「英学者としての小幡篤次郎」、societyの訳語2023/12/20 07:09

 そこでまず、「小幡篤次郎の再発見」の5回目、池田幸弘さんの「英学者としての小幡篤次郎」である。 『小幡篤次郎著作集』第三巻所収の『英氏経済論』(英氏はフランシス・ウェーランド。私は2020年12月2日の福澤先生ウェーランド経済書講述記念講演会で、当時経済学部長だった池田幸弘さんの「福澤諭吉と経済という言説:新旧両理念のはざまで」を聴いていた)で、小幡の訳業の特質を考える。 巻の一から巻の三までは、明治4年刊行開始で、文体は漢字カタカナまじり文。 三の途中までは、やや特殊な振り仮名が頻出する。 巻の四から巻の六までは、明治6年8月刊行開始で、振り仮名は激減。 巻の七から巻の九までは、明治10年10月刊行開始で、振り仮名は激減。

 頻出するやや特殊な振り仮名というのは、「財本」に(モトデ)、「勤労」に(ホネオリ)といったもの。 小幡自身が本書の凡例で、振り仮名は初学者の「記憶」を助けるためのもので、訓ではなく音で読み下すよう述べている。 訓の振り仮名、例えば(ホネオリ)は意味を伝えるもので、読み下す時は音で「キンロウ」と読めという、諸文献でいわれている二重表記に近いともいえる。

 早川勇氏は『ウェブスター辞書と明治の知識人』(春風社・2007年)で、英和対訳袖珍辞書、英和字彙、西周の三者を比較した結果、それぞれの段階に大きな断絶があることを明らかにした。 例えば、actを、袖珍は仕業、働ラキ→字彙は所業(シワザ)、行為(オコナヒ)→西周は行為とし、行為が定着していく。 小幡のスタイルは英和字彙に近いが、現在時点から評価すると、勝利したのは、漢字のみで振り仮名のない西のスタイルである。

 経済関連用語の小幡訳「」を、現代の訳語[]と比較する。 individual「一人」・[個人] society「一国」・[社会] science「学」・[科学] capital「財本」(もとで)・[資本] wages「工銀」(てまだい)・[賃金] company「社中」・[会社]

 福沢にも『英氏経済論』の抄訳があり、societyを「一国」と訳しており、当時「一国」と訳すのは一般的だったのか、という話があった。 私は、福沢が初めsocietyを「人間交際(じんかんこうさい)」と訳していたと聞いていたので、「一国」との時期の関係を質問させてもらった。 西澤直子さんから、後年の女性論の頃にも「人間交際」も使っていたというコメントがあり、平石直昭さんからは「覚書」で「社会」を使っていることを教えていただいた。 帰宅して、「覚書」を探したら、明治10年の西南戦争を書いた直前に、それらしいのがあった。 「人間社会、最上の有様は知る可(べか)らず。
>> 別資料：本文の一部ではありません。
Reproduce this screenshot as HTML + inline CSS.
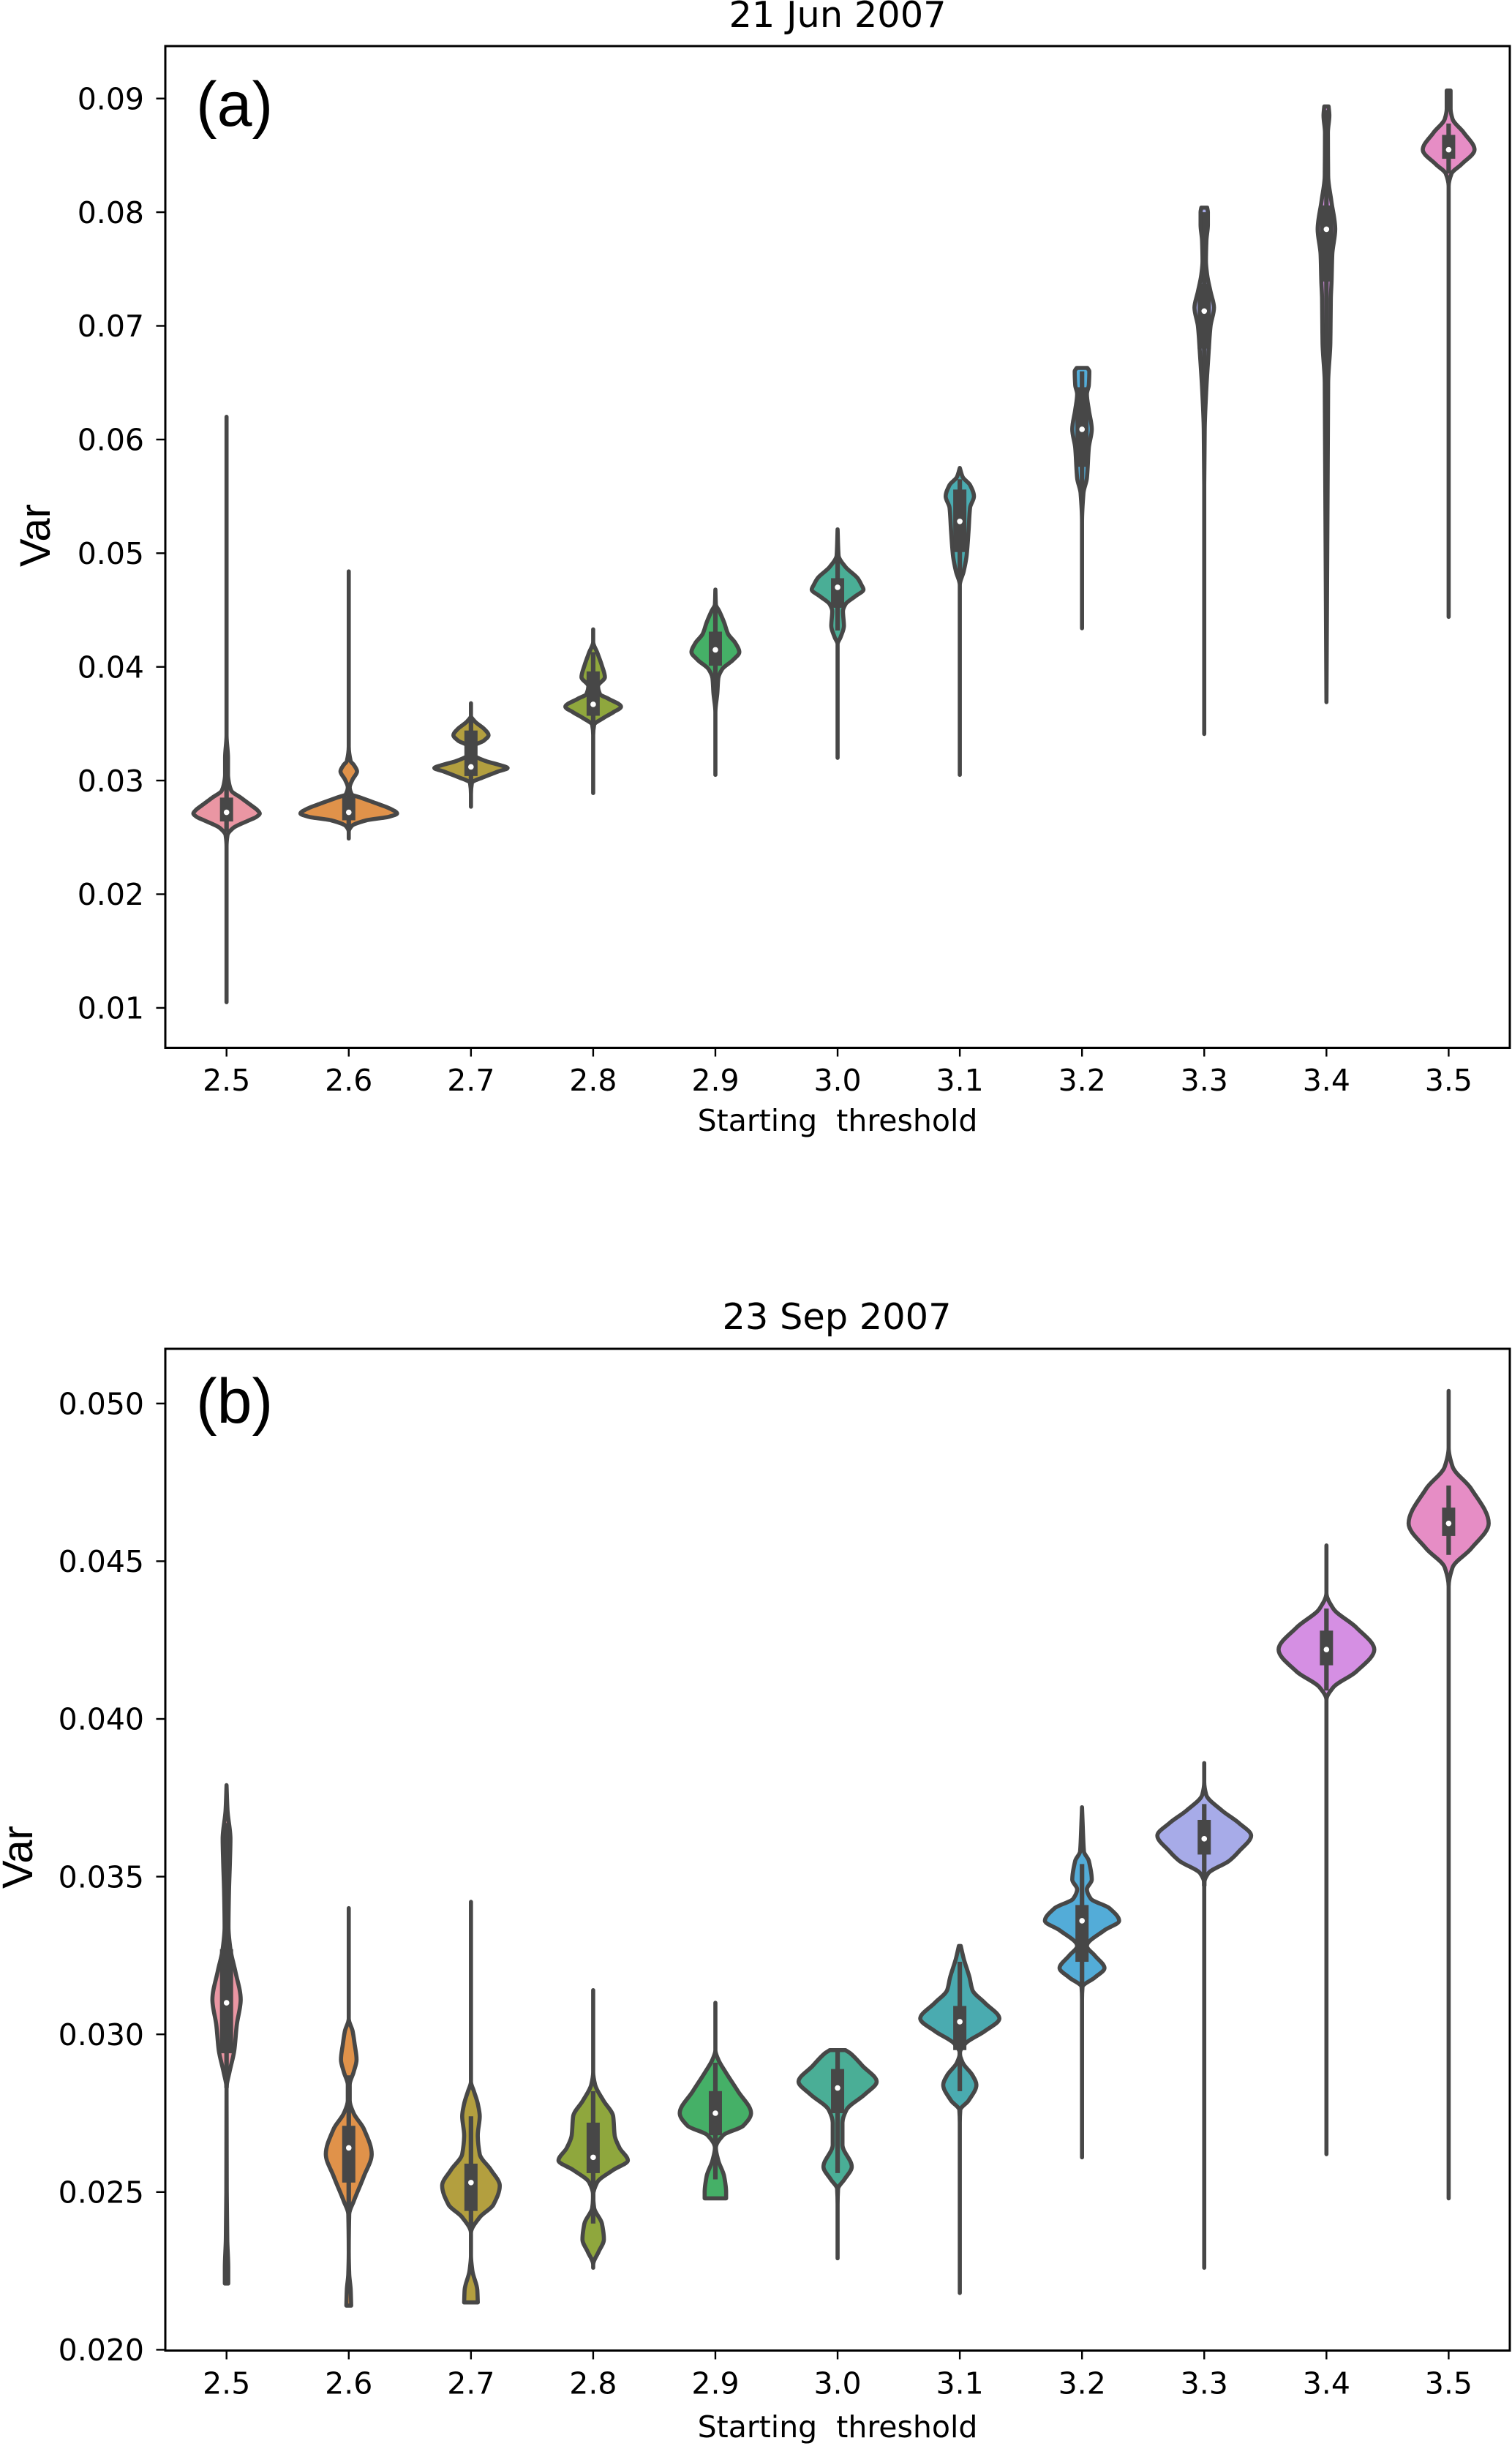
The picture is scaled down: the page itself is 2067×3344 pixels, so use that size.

唯、今の社会の有様の宜(よろ)しからざるを、論ずべきのみ。 Positive knowledge of the best form of society is impossible. We know only what it ought not to be.」

 『福澤諭吉事典』のVことば・3社会の「人間交際」によると、「人間交際」の初出は、『西洋事情』外編(慶応4年)で、「人間交際の大本」は「自由不羈(ふき)の人民相集(あつまり)て、力を労し、各々その功に従(したがい)てその報を得、世間一般の為めに設けし制度を守ることなり」とある。 さらに、当時の日本には「社会」に当たる概念がなかったことから、『西洋事情』では文脈に合わせて、「交際」「交(まじわり)」「世人」といった語も用いられている。 その後、福地源一郎によって「社会」という訳語が生まれ、福沢はしばらく「社会」と「人間交際」を併用したが、「人間交際」は次第に用いられなくなった、とあった。